I nostri guerrieri azzurri: Lobotka

Continua la nostra rubrica sui guerrieri azzurri.

“Garantisco io” parola di Marek Hamsik. E Stanislav Lobotka è riuscito, con la sapiente mano di Spalletti, a diventare un’icona azzurra. Il primo slovacco campione d’Italia con la maglia del Napoli. Prima di lui poteva essere Marek che ha gioito per lui e per il Napoli per questo incredibile trionfo. L’insostituibile Lobotka, l’onnipresente, la calamita, il metronomo. Avete altri aggettivi? Aggiungeteli perché per ognuno di essi troverete sempre un sinonimo che è Lobotka. Numero 68 sulle spalle, un numero scelto al suo arrivo con una logica matematica già adottata da altri calciatori. Voleva la 14 ma era saldamente sulla schiena di Dries Mertens. E allora il 68 le cui cifre hanno come somma proprio il suo numero fortunato già indossato al Celta Vigo.
E a proposito di numeri, delle 49 partite in stagione del Napoli, Lobotka non ne è saltata una quest’anno. Trentotto gare in campionato, dieci in Champions e una in Coppa Italia, nella quale gli resta l’amarezza di un errore dal dischetto che è costata l’uscita dal torneo. Un solo gol per lui, contro il Verona alla prima giornata, una perla con lo slalom partendo da metà campo. Pochi gli assist , appena due, ma non è questo il particolare che lo rende l’insostituibile.

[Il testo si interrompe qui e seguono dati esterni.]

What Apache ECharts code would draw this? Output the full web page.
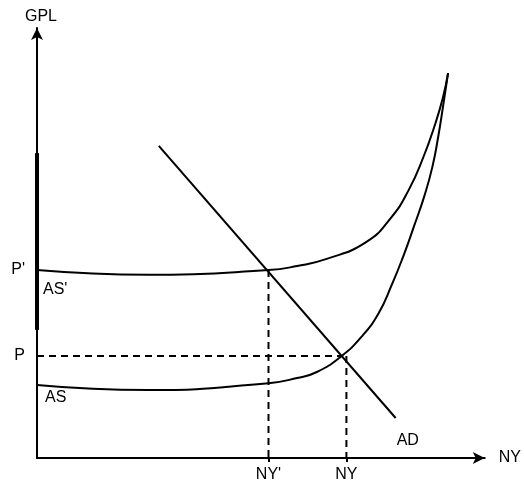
<!DOCTYPE html>
<html>
<head>
<meta charset="utf-8">
<script src="https://cdn.jsdelivr.net/npm/echarts@6/dist/echarts.min.js"></script>
<style>
  html, body { margin: 0; padding: 0; background: #fff; }
  #chart { width: 524px; height: 483px; }
</style>
</head>
<body>
<div id="chart"></div>
<script>
// curves, x = output (NY), y = price level (GPL)
const asShiftedX = [0, 24.9, 51.7, 58.1, 64.7, 73.5, 79.0, 83.0, 86.3, 89.0, 90.7, 91.8];
const asShiftedY = [43.7, 42.6, 43.7, 44.65, 46.3, 50.2, 55.8, 62.3, 70.0, 77.9, 84.0, 89.5];
const asX = [0, 24.9, 51.7, 58.1, 62.5, 68.0, 72.4, 76.2, 79.2, 81.9, 84.3, 86.5, 88.3, 89.6, 90.7, 91.8];
const asY = [17.0, 15.8, 17.4, 18.6, 20.0, 23.7, 28.1, 33.5, 40.2, 47.2, 54.2, 60.9, 67.7, 74.7, 81.9, 89.5];
const adX = [27.2, 80.1];
const adY = [72.6, 9.3];

// equilibrium levels
const outputNames = ["NY'", 'NY'];
const outputX = [51.7, 69.1];
const priceNames = ['P', "P'"];
const priceY = [23.7, 43.7];
const eqX = [51.7, 68.0];

// curve names and where they sit
const curveLabels = ["AS'", 'AS', 'AD'];
const curveLabelX = [0, 0, 80.1];
const curveLabelY = [43.7, 17.0, 9.3];

const font = 'Liberation Sans, Arial, sans-serif';
const black = '#000';
const textStyle = { color: black, fontSize: 16, fontFamily: font };

function pairs(xs, ys) {
    return xs.map((x, i) => [x, ys[i]]);
}

const curve = (name, data) => ({
    name, type: 'line', data, smooth: 0.5, symbol: 'none',
    lineStyle: { color: black, width: 2 }, z: 3
});

const dashed = (data) => ({
    type: 'line', data, symbol: 'none', silent: true,
    lineStyle: { color: black, width: 2, type: [7, 5] }, z: 2
});

const labelOffsets = [[6, 12], [8, 5], [1, 15]];

const chart = echarts.init(document.getElementById('chart'));
chart.setOption({
    animation: false,
    grid: { left: 37, right: 34, top: 28, bottom: 25 },
    xAxis: {
        type: 'value', min: 0, max: 100,
        name: 'NY', nameLocation: 'end', nameGap: 14,
        nameTextStyle: Object.assign({ verticalAlign: 'middle' }, textStyle),
        axisLine: { lineStyle: { color: black, width: 2 }, symbol: ['none', 'arrow'], symbolSize: [9, 12] },
        axisTick: { show: true, customValues: outputX, length: 4, lineStyle: { color: black, width: 2 } },
        axisLabel: Object.assign({
            customValues: outputX, margin: 9,
            formatter: v => outputNames[outputX.indexOf(v)]
        }, textStyle),
        splitLine: { show: false }
    },
    yAxis: {
        type: 'value', min: 0, max: 100,
        name: 'GPL', nameLocation: 'end', nameGap: 3,
        nameTextStyle: Object.assign({ align: 'left', padding: [0, 0, 0, -12] }, textStyle),
        axisLine: { lineStyle: { color: black, width: 2 }, symbol: ['none', 'arrow'], symbolSize: [9, 12] },
        axisTick: { show: false },
        axisLabel: Object.assign({
            customValues: priceY, margin: 12,
            formatter: v => priceNames[priceY.indexOf(v)]
        }, textStyle),
        splitLine: { show: false }
    },
    series: [
        curve("AS'", pairs(asShiftedX, asShiftedY)),
        curve('AS', pairs(asX, asY)),
        curve('AD', pairs(adX, adY)),
        dashed([[0, priceY[0]], [eqX[1], priceY[0]]]),
        dashed([[outputX[0], priceY[1]], [outputX[0], 0]]),
        dashed([[outputX[1], priceY[0]], [outputX[1], 0]]),
        {
            // thicker stretch of the price axis
            type: 'line', data: [[0, 70.9], [0, 29.8]], symbol: 'none', silent: true,
            lineStyle: { color: black, width: 4 }, z: 4
        },
        {
            type: 'scatter', symbolSize: 0, silent: true,
            itemStyle: { opacity: 1 },
            data: pairs(curveLabelX, curveLabelY).map((p, i) => ({
                value: p,
                label: {
                    show: true, formatter: curveLabels[i], position: labelOffsets[i],
                    color: black, fontSize: 16, fontFamily: font
                }
            }))
        }
    ]
});
</script>
</body>
</html>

 Conta per Lobotka l’essere stato, per tutta la stagione, il punto di riferimento, non solo del gioco di Spalletti ma per tutta la squadra. Quando qualcuno era in difficoltà il primo pensiero era “meglio dare la palla a Lobotka”. Come una cassaforte in mezzo al campo. Oltre 2100 passaggi riusciti, una media altissima, che lo hanno collocato tra i migliori giocatori in Europa nel suo ruolo. Non per la Serie A che nella top tre, poi vinta da Barella, aveva inserito Rabiot e Milinkovic, dimenticando lo slovacco Campione d’Italia.

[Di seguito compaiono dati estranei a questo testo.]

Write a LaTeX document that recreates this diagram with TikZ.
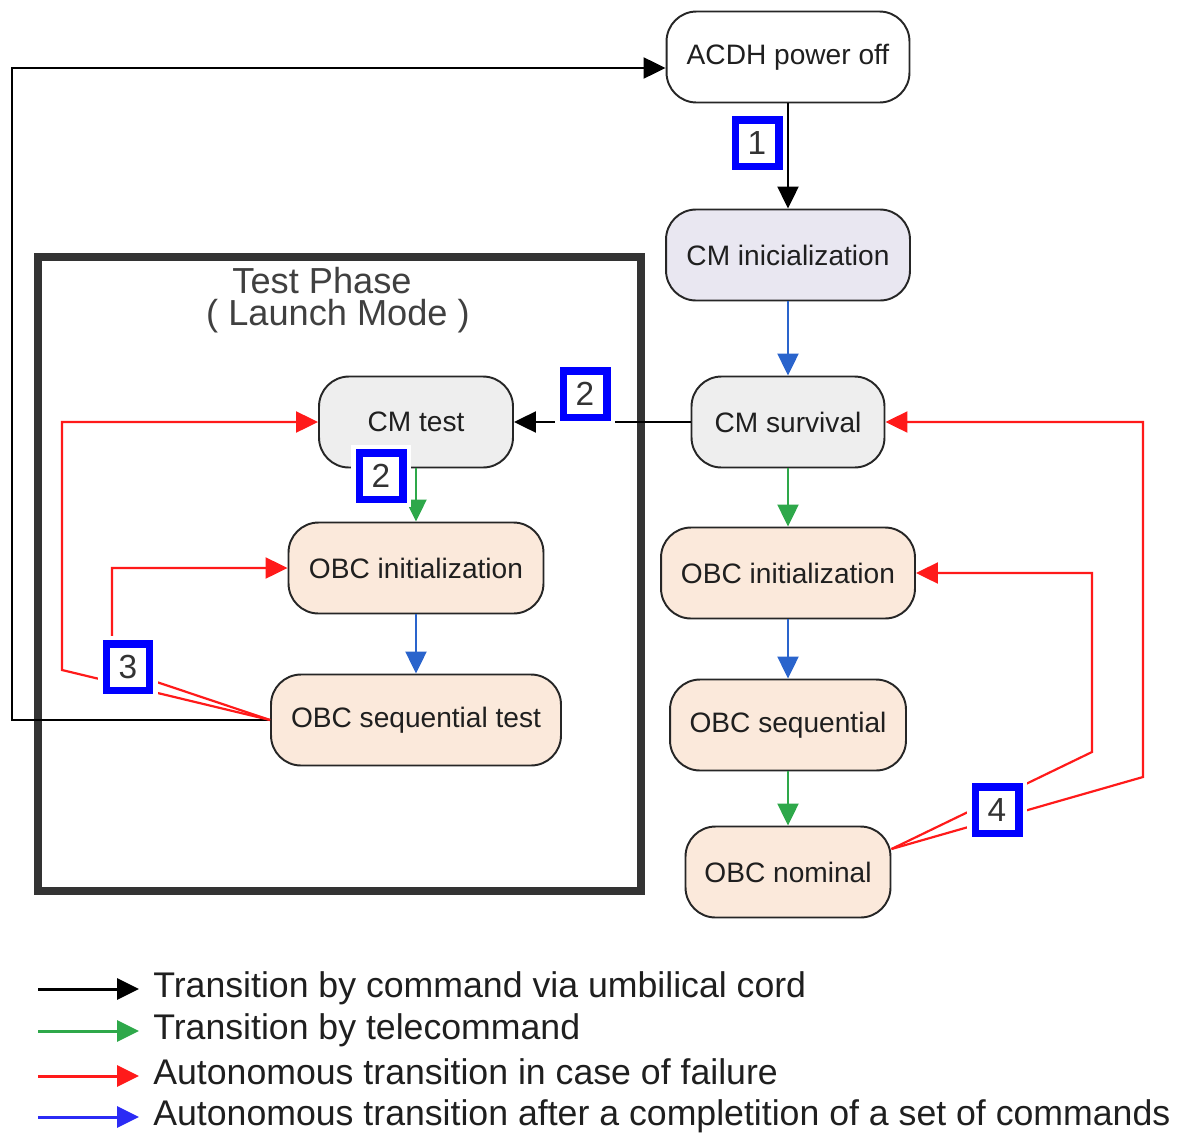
\documentclass[tikz,border=0pt]{standalone}
\usepackage{fontspec}
\setmainfont{Liberation Sans}
\usepackage{xcolor}
\usetikzlibrary{positioning,arrows.meta}
\definecolor{stategrey}{HTML}{EEEEEE}
\definecolor{statelav}{HTML}{E9E7F1}
\definecolor{statepeach}{HTML}{FBE9DB}
\definecolor{failred}{HTML}{FF1A1A}
\definecolor{tcgreen}{HTML}{2EA84A}
\definecolor{autoblue}{HTML}{2A64CC}
\definecolor{legblue}{HTML}{2B2BF5}
\definecolor{framegrey}{HTML}{333333}
\tikzset{
    state/.style={rectangle, rounded corners=0.6cm, draw=black!85, line width=1.1pt, minimum height=1.82cm, inner sep=2pt, font=\fontsize{16}{19}\selectfont, text=black!88},
    numbox/.style={rectangle, draw=blue, line width=0.15cm, fill=white, minimum width=0.87cm, minimum height=0.93cm, inner sep=0pt, font=\fontsize{19}{22}\selectfont, text=black!80, preaction={draw=white, line width=0.32cm}},
    cmdline/.style={draw=black, line width=1.25pt, -{Triangle[length=0.44cm,width=0.42cm]}},
    tcline/.style={draw=tcgreen, line width=1.25pt, -{Triangle[length=0.44cm,width=0.42cm]}},
    failline/.style={draw=failred, line width=1.25pt, -{Triangle[length=0.44cm,width=0.42cm]}},
    seqline/.style={draw=autoblue, line width=1.25pt, -{Triangle[length=0.44cm,width=0.42cm]}},
    phasetext/.style={anchor=base, inner sep=0pt, align=center, font=\fontsize{20.6}{18.1}\selectfont, text=black!75},
    legtext/.style={anchor=west, inner xsep=0.28cm, inner ysep=0pt, text height=0.5cm, text depth=0.15cm, font=\fontsize{20.3}{24}\selectfont, text=black!88}
}

\begin{document}
\begin{tikzpicture}[x=0.02cm, y=-0.02cm]
    \useasboundingbox (0,0) rectangle (1179,1136);

    % Test phase frame
    \node[draw=framegrey, line width=0.16cm, minimum width=12.06cm, minimum height=12.68cm, inner sep=0pt] (testphase) at (339.5,574) {};
    \node[phasetext] (phasetitle) at (338,325) {Test Phase\hspace*{0.64cm}\\( Launch Mode )};

    % States
    \node[state, fill=white, minimum width=4.86cm] (acdh) at (788,57) {ACDH power off};
    \node[state, fill=statelav, minimum width=4.88cm] (cminit) at (788,255) {CM inicialization};
    \node[state, fill=stategrey, minimum width=3.86cm] (cmsurv) at (788,422) {CM survival};
    \node[state, fill=statepeach, minimum width=5.08cm] (obcinit) at (788,573) {OBC initialization};
    \node[state, fill=statepeach, minimum width=4.72cm] (obcseq) at (788,725) {OBC sequential};
    \node[state, fill=statepeach, minimum width=4.1cm] (obcnom) at (788,872) {OBC nominal};

    \node[state, fill=stategrey, minimum width=3.88cm] (cmtest) at (416,422) {CM test};
    \node[state, fill=statepeach, minimum width=5.1cm] (tobcinit) at (416,568) {OBC initialization};
    \node[state, fill=statepeach, minimum width=5.8cm] (tobcseq) at (416,720) {OBC sequential test};

    % Transitions
    \draw[cmdline] (acdh) -- (cminit);
    \draw[seqline] (cminit) -- (cmsurv);
    \draw[tcline] (cmsurv) -- (obcinit);
    \draw[seqline] (obcinit) -- (obcseq);
    \draw[tcline] (obcseq) -- (obcnom);
    \draw[cmdline] (cmsurv) -- (cmtest);
    \draw[tcline] (cmtest) -- (tobcinit);
    \draw[seqline] (tobcinit) -- (tobcseq);
    \draw[cmdline] (tobcseq.west) -- (12,720) |- ([yshift=-0.22cm]acdh.west);

    % Failure transitions
    \draw[failline] (tobcseq.west) -- (62,670) |- (cmtest.west);
    \draw[failline] (tobcseq.west) -- (112,667) |- (tobcinit.west);
    \coordinate (nomout) at ([yshift=0.46cm]obcnom.east);
    \draw[failline] (nomout) -- (1092,752) |- (obcinit.east);
    \draw[failline] (nomout) -- (1143,777) |- (cmsurv.east);

    % Numbered steps
    \node[numbox] (stepa) at (757,143) {1};
    \node[numbox] (stepb) at (585,394) {2};
    \node[numbox] (stepc) at (381,476) {2};
    \node[numbox] (stepd) at (128,667) {3};
    \node[numbox] (stepe) at (997,810) {4};

    % Legend
    \coordinate (lega) at (38,989);
    \coordinate (legb) at (38,1031);
    \coordinate (legc) at (38,1076);
    \coordinate (legd) at (38,1117);
    \node[legtext] (lega txt) at (139,989) {Transition by command via umbilical cord};
    \node[legtext] (legb txt) at (139,1031) {Transition by telecommand};
    \node[legtext] (legc txt) at (139,1076) {Autonomous transition in case of failure};
    \node[legtext] (legd txt) at (139,1117) {Autonomous transition after a completition of a set of commands};
    \draw[cmdline, line width=1.7pt] (lega) -- (lega txt);
    \draw[tcline, line width=1.7pt] (legb) -- (legb txt);
    \draw[failline, line width=1.7pt] (legc) -- (legc txt);
    \draw[draw=legblue, line width=1.7pt, -{Triangle[length=0.44cm,width=0.42cm]}] (legd) -- (legd txt);

\end{tikzpicture}
\end{document}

Tanto di questo scudetto porta la firma dello slovacco. Poche parole e tanti fatti. Ha fatto sempre parlare solo il campo. Mai una dichiarazione fuori luogo, anche quando all’arrivo di Spalletti sembrava fosse l’ennesima stagione in panchina. Complice lo sfortunato infortunio di Demme nell’estate del 2021, Lobo si è preso in mano il centrocampo azzurro senza mai lasciarlo e accompagnandolo quest’anno ad uno Scudetto storico. Merito anche del mister che ha visto in lui il Pizarro della sua prima Roma. In Europa si sono tutti stropicciati gli occhi azzardando i paragoni più disparati con i migliori registi, da Gundogan a Modric, a Kross. Ma Lobotka è semplicemente Lobotka, 1 metro e settanta di qualità e quantità  che ha compiuto la metamorfosi da brutto anatroccolo ( o cinghialotto, come lo aveva battezzato qualcuno) a cigno del centrocampo azzurro.
Anche il prossimo anno sarà sempre lui a prendere la squadra per mano, stavolta però con uno scudetto ben visibile in mezzo al petto.